The LCC has launched services from Castle Donington to Barcelona Reus, Palma and Rimi, increasing the number of destinations served from the airport to 32 and estimates the routes will increase passenger traffic at the airport by approximately 135,000 passengers per annum.
Plans have been announced for Ryanair to open its 33rd base, and first base in Portugal, at Porto, with two based aircraft and four new routes, for a total of 16 routes and 50 daily services. The airline plans to launch the four new routes (to Basel, Eindhoven, St Etienne and Tours) in Sep-2009 and increase Porto-Paris Beauvais frequency from daily to twice daily, increasing Ryanair’s traffic at Porto to an estimated 1.5 million passengers.
Standing room only?
And in another piece of superb public relations, Ryanair this month said it is planning a standing room only section on some of its flights.
Michael O'Leary says it plans to offer free "seats" to people who will fly standing up. O'Leary said passengers would sit on bar stools with a waist-belt - or just stand up for flights lasting less than 90 minutes. He added, “we might take out the last five or six rows and say to passengers 'Do you want to stand up? If you do you can travel for free”.

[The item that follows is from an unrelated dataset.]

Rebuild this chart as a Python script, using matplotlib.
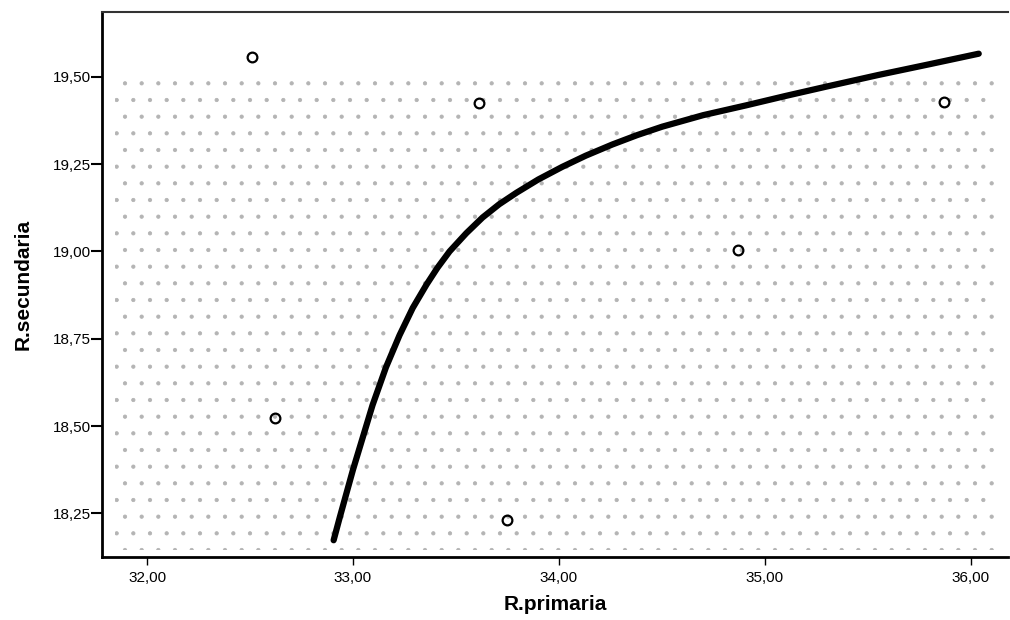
import matplotlib
matplotlib.use("Agg")
import matplotlib.pyplot as plt
from matplotlib.patches import Rectangle
from matplotlib.ticker import FuncFormatter

# observed cases
primaria = [32.51, 33.61, 35.87, 34.87, 32.62, 33.75]
secundaria = [19.557, 19.425, 19.428, 19.004, 18.523, 18.231]

# fitted curve
curve_x = [32.906, 32.936, 33.000, 33.095, 33.160, 33.226, 33.290, 33.357,
           33.410, 33.469, 33.550, 33.629, 33.710, 33.794, 33.900, 34.016,
           34.130, 34.259, 34.380, 34.501, 34.700, 34.908, 35.100, 35.300,
           35.550, 35.800, 36.038]
curve_y = [18.173, 18.239, 18.375, 18.560, 18.668, 18.760, 18.838, 18.905,
           18.953, 19.000, 19.052, 19.097, 19.135, 19.168, 19.206, 19.242,
           19.274, 19.306, 19.333, 19.357, 19.390, 19.418, 19.445, 19.472,
           19.505, 19.536, 19.566]

x_ticks = [32, 33, 34, 35, 36]
y_ticks = [18.25, 18.50, 18.75, 19.00, 19.25, 19.50]

plt.rcParams['font.family'] = ['Liberation Sans', 'DejaVu Sans']
plt.rcParams['hatch.linewidth'] = 0.6


def comma(v, pos):
    return f"{v:.2f}".replace('.', ',')


fig = plt.figure(figsize=(10.1, 6.2), dpi=100)
ax = fig.add_axes([0.1007, 0.1016, 0.8973, 0.8794])

# dithered grey fill of the scanned plot area
ax.add_patch(Rectangle((0.015, 0.012), 0.97, 0.862, transform=ax.transAxes,
                       facecolor='none', edgecolor='#b4b4b4', linewidth=0,
                       hatch='.', zorder=0))

ax.plot(curve_x, curve_y, color='black', linewidth=4.5,
        solid_capstyle='round', solid_joinstyle='round', zorder=3)
ax.plot(primaria, secundaria, linestyle='none', marker='o', markersize=7,
        markerfacecolor='none', markeredgecolor='black', markeredgewidth=1.6,
        zorder=4)

ax.set_xlim(31.78, 36.18)
ax.set_ylim(18.125, 19.686)
ax.set_xticks(x_ticks)
ax.set_yticks(y_ticks)
ax.xaxis.set_major_formatter(FuncFormatter(comma))
ax.yaxis.set_major_formatter(FuncFormatter(comma))

ax.tick_params(axis='y', direction='out', length=8, width=1.5, pad=0,
               labelsize=11)
ax.tick_params(axis='x', direction='out', length=6, width=1.0, pad=4,
               labelsize=11)

ax.spines['right'].set_visible(False)
ax.spines['top'].set_linewidth(1.5)
ax.spines['top'].set_color('#333333')
ax.spines['left'].set_linewidth(2)
ax.spines['bottom'].set_linewidth(2)

ax.set_xlabel('R.primaria', fontsize=15, fontweight='bold', labelpad=7)
ax.set_ylabel('R.secundaria', fontsize=15, fontweight='bold', labelpad=14)

fig.savefig('out.png', dpi=100)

The carrier has, however, stressed that the standing section would require authorisation from the Irish Aviation Authority – which would seem to be drawing a long bow, as proper restraint of passengers and crew during take-offs and landings is a key element of airline safety procedures.
The wide publicity generated from this suggestion follows well-reported earlier announcements by Ryanair that it was planning to charge passengers for using the on-board restrooms and that a "fat tax" should be levied on overweight passengers.
• Established in 1985, is Europe's largest LCC;
• Operates services on 800+ routes across 26 European countries;
• Currently operates a fleet of 181 aircraft, which will increase to 262 in the next five years;
• Transported 58.5 million passengers in year ended 31-Mar-09, with plans to increase this to approximately 83 million passengers by 2012, as it aims to boost its share of the European passenger market from 7.0% in 2007 to 11% in 2012.